February 14, 2011 § 2 Comments
February 7, 2011 § 2 Comments
I’m really pleased with my craft for my January victim–and in case you missed it, the fabulous Sharon answered a few questions about herself in this post! You can also learn more about Sharon and her wedding journey–pre- and post-wedding–at her blog, Bride Sans Tulle.
But what did she make for Sharon? I hear you wondering. Wonder no more! It is time for the Big Reveal!
….yeah, ignore my weird squinting-in-the-sun face. Don’t even look at that part of the picture. It’s not important.
Instead, look at this!
I love traditional silhouette portraits–I think that they’re beautiful, classic, and elegant (all words that also apply to Sharon), and I’ve been wanting to make one for a while. Originally I thought about doing two separate silhouettes as a pair, and starting looking through Sharon’s wedding pictures for profile shots, which is where I found the perfect shot of Sharon and Jason in profile together:
Sharon’s beautiful wedding pictures, by the way, are by (once a spark) photography
It was too gorgeous and adorable. How could I resist?
In the original picture, Sharon and Jason’s noses overlap, and I considered separating them a little so that they would be two independent silhouettes. Then I changed my mind, because I am sentimental and I liked the symbolism of their wedding portrait being cut from a single piece of paper.
The hardest part of this project was actually finding an oval frame large enough for my 9 1/5″ by 10 1/2″ silhouette–I finally found this 11X14 frame at Michael’s. Here is my pro-tip for you: If you plan to frame a project, keep standard framing sizes in mind as you work on it! And if possible, buy the frame first.
And if you are bound and determined to find an oval frame (as I was–I was going to be heartbroken if I had to settle for a rectangle! I think silhouettes are at their best in oval frames), I am here to tell you that your best bet is Michael’s. They were the only oval frames that I found, so thank goodness they were perfect!
…I was also paranoid that the frame would break in between Texas and California, so I wedged it into its box with as much padding as I could fit. Let’s just say that a bunch of tissue paper, an entire roll of bubble wrap, and some packing popcorn was involved, as well as enough tape to subdue a legion of five year olds.
Not that I would use tape to control a five year old. Of course not.
That would be unethical.
And a waste of tape.
Sharon and I met online through our love of books (and the influence of a certain person named Sophia), and spent years exchanging emails and letters. We met in person for the very first time almost a year ago, in February 2010, and during the visit Angela and I got to go wedding dress shopping with Sharon. We got to see her try one what would be ‘the dress’.
We met in person for the second time when I had the privilege and the blessing of going to her wedding in August–one of The Best Weddings Ever (and not only did we go to the wedding, we got to be there for an entire weekend of celebration leading up to the wedding, and join the big, loving community of people surrounding Sharon and Jason.
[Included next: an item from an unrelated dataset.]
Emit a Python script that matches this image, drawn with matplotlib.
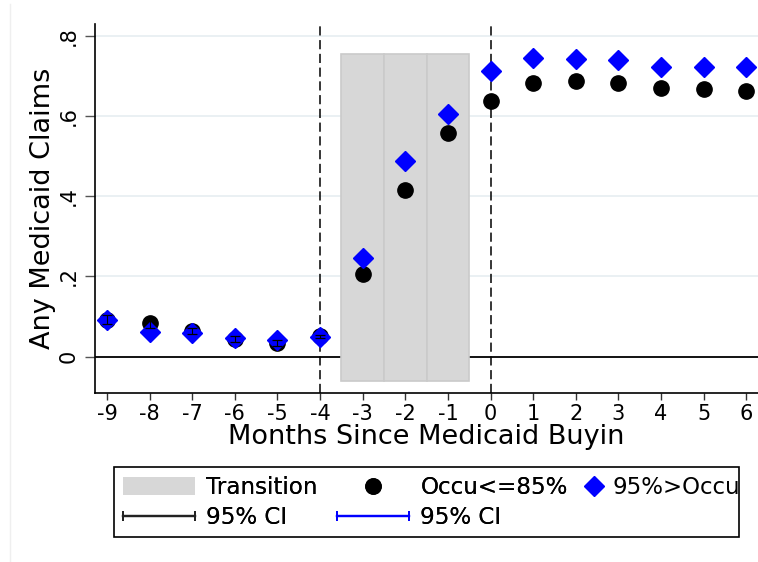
import matplotlib
matplotlib.use('Agg')
import numpy as np
import matplotlib.pyplot as plt
from matplotlib.patches import Patch, Rectangle
from matplotlib.lines import Line2D
from matplotlib.legend_handler import HandlerLine2D

plt.rcParams['font.family'] = 'DejaVu Sans'

# event time (months since buy-in)
months = [-9, -8, -7, -6, -5, -4, -3, -2, -1, 0, 1, 2, 3, 4, 5, 6]

# share with any Medicaid claims, by occupancy group
occ85 = [0.092, 0.083, 0.063, 0.044, 0.034, 0.050, 0.205, 0.414, 0.557,
         0.637, 0.683, 0.688, 0.682, 0.670, 0.667, 0.662]
occ85_ci = [0.012, 0.011, 0.008, 0.008, 0.007, 0.004, 0.012, 0.013, 0.013,
            0.013, 0.013, 0.013, 0.013, 0.013, 0.013, 0.013]
occ95 = [0.091, 0.060, 0.059, 0.047, 0.041, 0.049, 0.245, 0.488, 0.605,
         0.711, 0.744, 0.742, 0.739, 0.722, 0.721, 0.723]
occ95_ci = [0.011, 0.010, 0.009, 0.009, 0.009, 0.009, 0.011, 0.012, 0.012,
            0.012, 0.012, 0.012, 0.012, 0.012, 0.012, 0.012]

# transition window shading
trans_x = [-3, -2, -1]
trans_top = 0.755
trans_bottom = -0.06

event_lines = [-4, 0]
yticks = [0, 0.2, 0.4, 0.6, 0.8]
ytick_labels = ['0', '.2', '.4', '.6', '.8']

fig = plt.figure(figsize=(7.58, 5.62), dpi=100)
W, H = 758.0, 562.0
ax = fig.add_axes([95 / W, 1 - 392.5 / H, (758 - 95) / W, (392.5 - 24) / H])

ax.set_xlim(-9.282, 6.275)
ax.set_ylim(-0.0897, 0.829)

# grid
for y in yticks[1:]:
    ax.axhline(y, color='#e6edf1', lw=1.2, zorder=0)
ax.axhline(0, color='black', lw=1.3, zorder=1)

ax.bar(trans_x, trans_top - trans_bottom, bottom=trans_bottom, width=1.0,
       color='#d7d7d7', edgecolor='#cacaca', lw=1.2, zorder=2)

for xv in event_lines:
    ax.axvline(xv, color='black', lw=1.1, linestyle=(0, (6, 3)), zorder=3)

ax.plot(months, occ85, 'o', color='black', ms=11, zorder=4)
ax.plot(months, occ95, 'D', color='#0000ff', ms=9.8, zorder=5)
ax.errorbar(months, occ95, yerr=occ95_ci, fmt='none', ecolor='#0000ff',
            elinewidth=0.8, capsize=3.5, capthick=0.8, zorder=6)
ax.errorbar(months, occ85, yerr=occ85_ci, fmt='none', ecolor='black',
            elinewidth=0.8, capsize=3.5, capthick=0.9, zorder=7)

ax.set_xticks(months)
ax.set_xticklabels([str(m) for m in months])
ax.set_yticks(yticks)
ax.set_yticklabels(ytick_labels, rotation=90, va='center')
ax.tick_params(axis='x', labelsize=15, length=5, width=1, pad=3, color='#333333')
ax.tick_params(axis='y', labelsize=15, length=7, width=1, pad=5, color='#555555')

for s in ['top', 'right']:
    ax.spines[s].set_visible(False)
for s in ['left', 'bottom']:
    ax.spines[s].set_linewidth(1.2)

ax.set_xlabel('Months Since Medicaid Buyin', fontsize=19.5, labelpad=0)
ax.set_ylabel('Any Medicaid Claims', fontsize=19.5, labelpad=2)

# legend, two pieces inside one frame
h_trans = Patch(facecolor='#d7d7d7', edgecolor='none')
h_circ = Line2D([], [], marker='o', color='black', ls='none', ms=11)
h_diam = Line2D([], [], marker='D', color='#0000ff', ls='none', ms=9.8)
h_cik = Line2D([], [], color='#222222', lw=1.6, marker='|', ms=7, mew=1.3)
h_cib = Line2D([], [], color='#0000ff', lw=1.6, marker='|', ms=7, mew=1.3)

leg1 = fig.legend([h_trans, h_cik, h_circ, h_cib],
                  ['Transition', '95% CI', 'Occu<=85%', '95% CI'],
                  ncol=2, loc='upper left', bbox_to_anchor=(114 / W, 1 - 467 / H),
                  frameon=False, fontsize=16.6, handlelength=3.1, handleheight=0.85,
                  handletextpad=0.5, columnspacing=0.85, labelspacing=0.3,
                  borderpad=0.4, borderaxespad=0, numpoints=1,
                  handler_map={h_cik: HandlerLine2D(numpoints=2, marker_pad=0),
                               h_cib: HandlerLine2D(numpoints=2, marker_pad=0)})
leg2 = fig.legend([h_diam], ['95%>Occu'], loc='upper left',
                  bbox_to_anchor=(576 / W, 1 - 467 / H), frameon=False,
                  fontsize=16.5, handlelength=0.8, handleheight=0.85,
                  handletextpad=0.4, borderpad=0.4, borderaxespad=0, numpoints=1)
fig.add_artist(leg1)

fig.patches.append(Rectangle((114 / W, 1 - 536.5 / H), (739 - 114) / W, 70 / H,
                             transform=fig.transFigure, fill=False,
                             edgecolor='black', lw=1.2))
fig.lines.append(Line2D([10 / W, 10 / W], [0, 1 - 4 / H], transform=fig.transFigure,
                        color='#efefef', lw=1))

fig.savefig('out.png', dpi=100)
One of the Best Weekends Ever).
I suppose it isn’t a big surprise that my inspiration for Sharon’s craft came from her wedding.
However, Sharon happened to mention that she doesn’t look good in hats.
Hm, I thought.
That sounds like a challenge.
So I also sent her a hat:
The pattern is the ‘Proposal Beret‘ by Belle Dee Designs
Happy January, Sharon!
February 4, 2011 § 6 Comments
If you knit or crochet, or do any other fiber related crafts, then you’re probably on Ravelry (and if you aren’t, then you should be! You’re missing out on a fantastic resource and community). I spend most of my Ravelry time on the forum of the Folklore & Fairy Tales group, and every season we have a swap. This winter’s swap was ‘Straw into Gold’, a theme that was all about creativity–we weren’t supposed to buy anything for our swap partners, and instead we were supposed to put together a package using things we already had (yarn from our stash, things that we’d made or happened to have, etc.)
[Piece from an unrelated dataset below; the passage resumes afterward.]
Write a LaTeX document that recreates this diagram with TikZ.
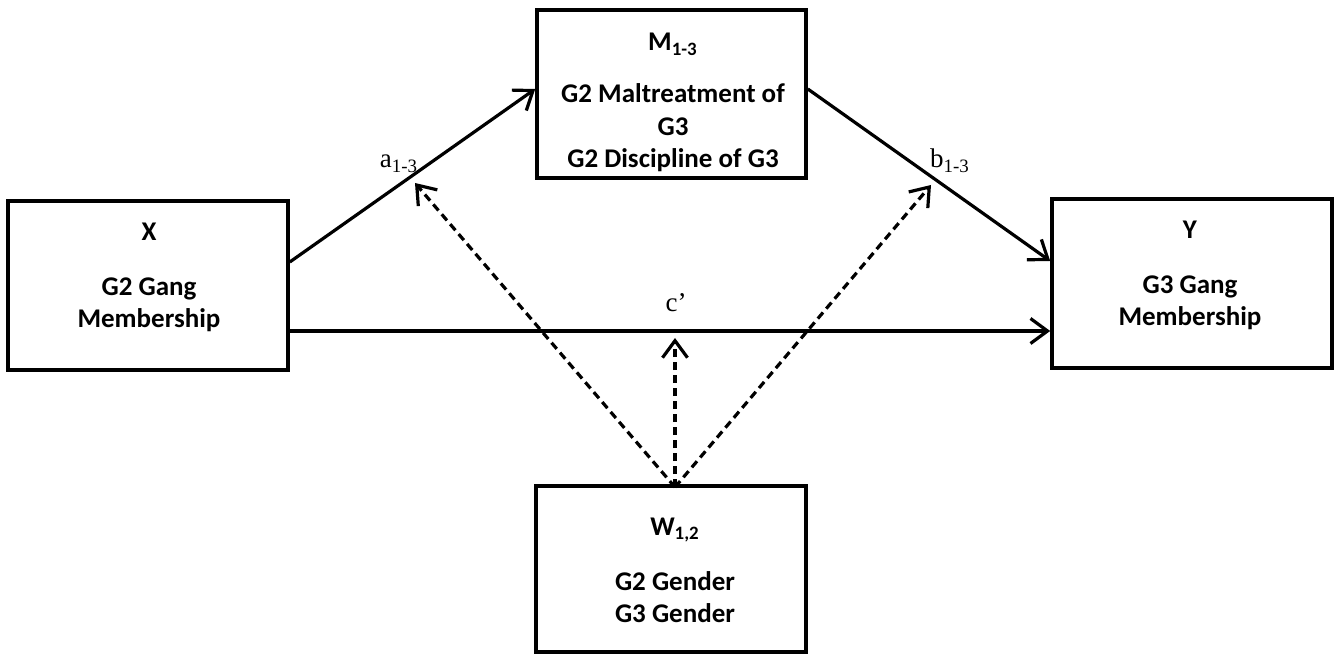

My swap partner loves owls so much that they’re part of her screenname, so I made a couple of owl crafts for her:
First I made fingerless mitts, because everyone always needs fingerless mitts! I managed to improvise this pair, without following a pattern (so of course they aren’t perfectly symmetrical), with cabled owls that have been featured in several different patterns that I’ve seen–I don’t know where it originated, but you can see other patterns using it here and here, and in my favorite here (scroll down to find the pattern ‘owls’).
Do you see the owls?
But you can never have too many owl friends, so I made a little owl out of wool felt as well:
He stitched up by hand really quickly–perhaps an hour or so. I think that this style of soft owl originated in a Japanese craft book, but I was inspired by this tutorial. If you follow that link you’ll find a template to download, but the owl is such a simple shape that I cut mine out freehand (…so of course he isn’t symmetrical either!). It’s just a teardrop shape with the point folded down, and voila! I used pinking sheers to cut out the red piece and the yellow circles that I added around his button eyes, and for a little detail I embroidered his chest. I’m so pleased with how he turned out–I think he’s darling!
And he would, by the way, make an excellent pincushion.